Nay Pyi Taw is more an idea than a city. For centuries, royal power rested in upper and central Myanmar — far from the coastal centres that colonialism was to breathe life into. From the 11th to the 18th centuries, kings shifted capitals, driven by tribal wars, famines, and the revenues of the overland trade routes into Yunan. The country is full of forgotten capitals from forgotten times: Bagan, Innwa, Taungoo. The rulers staged wars of pacification in the coastal south but the heart of power lay in the country's dense central jungles, out of which Nay Pyi Taw emerged. Then, in 1826, East Indian Company troops crushed the Burmese empire in a two-year-long war, the most expensive campaign in the history of its Indian empire, costing £5million, and the lives of 15,000 British and Indian soldiers. The British took control of Assam, Manipur, the Cachar hills and the Jaintia tracts. In 1852, the British went to war again, crippling the Burmese kings further.

Following the defeats, the royal capital shuttled between Innwa and Amarapura, before moving, in 1858, to Mandalay. Thai prince Damrong Rananubhab, who visited Myanmar in 1935, speculated that the decision was made because of "the arrival of European steam-powered trading ships. During the reign of King Min-don, steamers began to come up to Ava and Amarapura. Since both towns were on the bank of the Irrawaddy, it would have been possible for the Europeans to bring artillery pieces up-river aboard the trading ships and to shell the capital. The Burmese, therefore, thought the capital should be moved some distance from the river."

The King, he said, did not want fear of the British to be seen as the reason for this shift, so "pointing to his portentous dream and the prophesy of the Lord Buddha, he instructed his chief minister to discuss his view with the Heir Apparent, senior princes, ministers, royal councillors, ecclesiastical chiefs and court Brahmins." It was a vain effort: in 1882, the British snuffed out what remained of Burmese independence, and the port of Yangon became its capital.

That memory, the scholar Maung Aung Myoe has suggested in a seminal paper, still shapes the thinking of Myanmar's military. Its commanders, he says, believe "an amphibious landing on the west coast of Myanmar (Rakhine State) and a land-based invasion from the east (Kayah State) will not only cut off Yangon from Upper Myanmar but also make it an encircled target for attacks from the south. The new location will give the military high command an easy access to heavily forested mountainous areas in the north bordering China or India; this is vital for protracted guerrilla warfare."

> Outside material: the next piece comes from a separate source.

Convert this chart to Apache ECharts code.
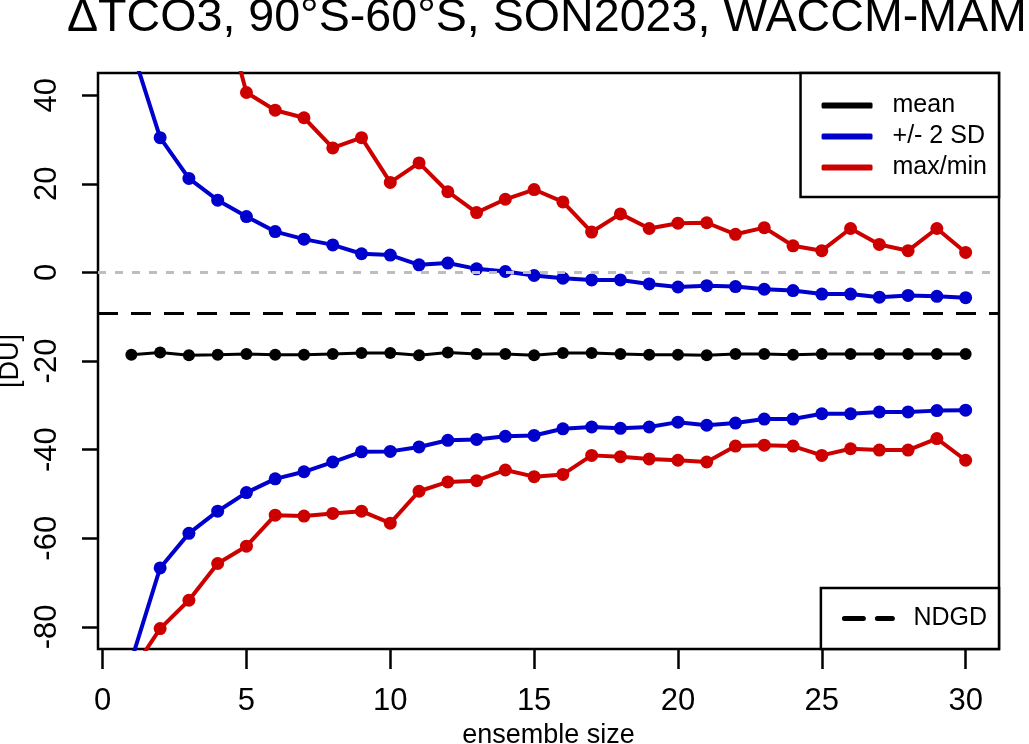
<!DOCTYPE html>
<html>
<head>
  <meta charset="utf-8">
  <title>TCO3 ensemble size</title>
  <script src="https://cdn.jsdelivr.net/npm/echarts@6/dist/echarts.min.js"></script>
  <style type="text/css">
    body {
      margin: 0;
      padding: 0;
      background: #fff;
    }
    #main {
      width: 1029px;
      height: 744px;
    }
  </style>
</head>
<body>
<div id="main"></div>
<script>
  // ensemble sizes 1..30
  var ensembleSize = [1, 2, 3, 4, 5, 6, 7, 8, 9, 10, 11, 12, 13, 14, 15,
    16, 17, 18, 19, 20, 21, 22, 23, 24, 25, 26, 27, 28, 29, 30];
  var meanVals = [-18.6, -18.1, -18.7, -18.6, -18.4, -18.6, -18.6, -18.4, -18.2, -18.2,
    -18.7, -18.1, -18.4, -18.4, -18.7, -18.2, -18.2, -18.4, -18.6, -18.6,
    -18.7, -18.4, -18.4, -18.6, -18.4, -18.4, -18.4, -18.4, -18.4, -18.4];
  var sdUpper = [50.8, 30.4, 21.2, 16.3, 12.6, 9.2, 7.5, 6.2, 4.2, 3.9,
    1.7, 2.1, 0.8, 0.2, -0.7, -1.3, -1.7, -1.7, -2.6, -3.3,
    -3.0, -3.2, -3.8, -4.1, -4.9, -4.9, -5.6, -5.2, -5.4, -5.7];
  var sdLower = [-87.6, -66.7, -58.9, -53.9, -49.7, -46.6, -45.0, -42.8, -40.5, -40.4,
    -39.4, -37.9, -37.7, -37.0, -36.8, -35.3, -34.9, -35.2, -34.9, -33.8,
    -34.5, -34.0, -33.1, -33.1, -31.9, -31.9, -31.5, -31.5, -31.2, -31.1];
  var maxVals = [70, 72, 68, 64.6, 40.6, 36.6, 34.9, 28.1, 30.4, 20.3,
    24.7, 18.2, 13.5, 16.5, 18.7, 15.9, 9.1, 13.2, 9.9, 11.1,
    11.2, 8.6, 10.1, 6.0, 4.9, 9.9, 6.3, 4.9, 9.9, 4.5];
  var minVals = [-90.2, -80.4, -74.0, -65.7, -61.8, -54.8, -55.0, -54.4, -53.9, -56.6,
    -49.4, -47.3, -47.0, -44.6, -46.1, -45.6, -41.3, -41.6, -42.1, -42.4,
    -42.8, -39.2, -39.0, -39.2, -41.3, -39.8, -40.1, -40.1, -37.5, -42.4];
  var ndgd = -9.2;
  var xTicks = [0, 5, 10, 15, 20, 25, 30];
  var yTicks = [-80, -60, -40, -20, 0, 20, 40];

  var FONT = 'Liberation Sans';
  var BLUE = '#0000CD';
  var RED = '#CD0000';

  function pairs(vals) {
    return ensembleSize.map(function (n, i) { return [n, vals[i]]; });
  }
  function lineSeries(name, vals, color, width, size) {
    return {
      name: name,
      type: 'line',
      data: pairs(vals),
      symbol: 'circle',
      symbolSize: size,
      showAllSymbol: true,
      lineStyle: { color: color, width: width },
      itemStyle: { color: color },
      emphasis: { disabled: true },
      z: 3
    };
  }

  var myChart = echarts.init(document.getElementById('main'));
  var option = {
    animation: false,
    textStyle: { fontFamily: FONT },
    title: {
      text: 'ΔTCO3, 90°S-60°S, SON2023, WACCM-MAM',
      left: 67,
      top: -5,
      padding: 0,
      textStyle: { fontFamily: FONT, fontSize: 46.6, fontWeight: 'normal', color: '#000' }
    },
    grid: {
      left: 98,
      top: 73,
      right: 30,
      bottom: 95,
      containLabel: false,
      outerBoundsMode: 'none',
      show: true,
      borderColor: '#000',
      borderWidth: 2.5,
      backgroundColor: 'transparent'
    },
    legend: [
      {
        data: ['mean', '+/- 2 SD', 'max/min'],
        orient: 'vertical',
        right: 30,
        top: 73,
        padding: [20, 12, 17, 21],
        itemGap: 6,
        itemWidth: 51,
        itemHeight: 6,
        icon: 'roundRect',
        borderColor: '#000',
        borderWidth: 2.5,
        borderRadius: 0,
        backgroundColor: '#fff',
        textStyle: { fontFamily: FONT, fontSize: 25, color: '#000', lineHeight: 24, padding: [0, 0, 0, 15] },
        selectedMode: false,
        z: 10
      },
      {
        data: ['NDGD'],
        orient: 'vertical',
        right: 30,
        bottom: 95,
        padding: [18, 12, 18, 21],
        itemWidth: 48,
        itemHeight: 6,
        itemStyle: { opacity: 0 },
        lineStyle: { width: 5, type: [19, 14], cap: 'round' },
        borderColor: '#000',
        borderWidth: 2.5,
        borderRadius: 0,
        backgroundColor: '#fff',
        textStyle: { fontFamily: FONT, fontSize: 25, color: '#000', lineHeight: 24, padding: [0, 0, 0, 16] },
        selectedMode: false,
        z: 10
      }
    ],
    xAxis: {
      type: 'value',
      min: -0.16,
      max: 31.16,
      name: 'ensemble size',
      nameLocation: 'middle',
      nameGap: 56,
      nameTextStyle: { fontFamily: FONT, fontSize: 27, color: '#000' },
      axisLine: { show: false, onZero: false },
      axisTick: {
        show: true,
        length: 20,
        customValues: xTicks,
        lineStyle: { color: '#000', width: 2.5 }
      },
      axisLabel: {
        customValues: xTicks,
        margin: 37,
        fontFamily: FONT,
        fontSize: 31,
        color: '#000'
      },
      splitLine: { show: false }
    },
    yAxis: {
      type: 'value',
      min: -85,
      max: 45,
      name: '[DU]',
      nameLocation: 'middle',
      nameRotate: 90,
      nameGap: 74,
      nameTextStyle: { fontFamily: FONT, fontSize: 27, color: '#000' },
      axisLine: { show: false, onZero: false },
      axisTick: {
        show: true,
        length: 16,
        customValues: yTicks,
        lineStyle: { color: '#000', width: 2.5 }
      },
      axisLabel: {
        customValues: yTicks,
        rotate: 90,
        margin: 35,
        fontFamily: FONT,
        fontSize: 31,
        color: '#000'
      },
      splitLine: { show: false }
    },
    series: [
      {
        name: 'zero',
        type: 'line',
        data: [],
        markLine: {
          silent: true,
          symbol: 'none',
          label: { show: false },
          lineStyle: { color: '#BEBEBE', width: 3, type: [8, 9] },
          data: [{ yAxis: 0 }]
        },
        z: 1
      },
      {
        name: 'NDGD',
        type: 'line',
        data: [],
        symbol: 'none',
        lineStyle: { color: '#000', width: 3, type: [20, 13] },
        itemStyle: { color: '#000' },
        markLine: {
          silent: true,
          symbol: 'none',
          label: { show: false },
          lineStyle: { color: '#000', width: 3, type: [20, 13] },
          data: [{ yAxis: ndgd }]
        },
        z: 1
      },
      lineSeries('mean', meanVals, '#000', 3, 12),
      lineSeries('+/- 2 SD', sdUpper, BLUE, 4, 13),
      lineSeries('+/- 2 SD', sdLower, BLUE, 4, 13),
      lineSeries('max/min', maxVals, RED, 4, 13),
      lineSeries('max/min', minVals, RED, 4, 13)
    ]
  };
  myChart.setOption(option);
  window.addEventListener("resize", function () {
    myChart.resize();
  });
</script>
</body>
</html>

Michael Aung-Thwin, another scholar, casts Nay Pyi Taw as an act of post-colonial reconstruction. "It is where the capital of the first classical state of Burma, Pagan, and where all subsequent capitals of its dynasties, except one, have been centred. It is the ancestral home of the Burmese people and is very much part of their psyche, unlike Rangoon, which has been a reminder of the country's colonial experience."

However, in this ancestral home, ancestry — of culture, of environment, of people themselves — has been ripped out. Nay Pyi Taw is, at its core, an anti-city: it is a product of modern construction technologies and capital, not the lived historical experience of people. New cities like this are emerging across Asia, much like the mass-produced suburbs William Levitt introduced to the United States after World War II. China's new industrial hubs or Indian metropolitan suburbs like Noida and Gurgaon are a response to the most dramatic tide of urbanisation in human history. They are also monumental admissions of our rejection of our civilisation: the antiseptic ethos of Singapore and Dubai are their guiding lights, not local cultures and traditions. Nay Pyi Taw is soulless and depressing, a General's epic folly — but it is also Asia's future.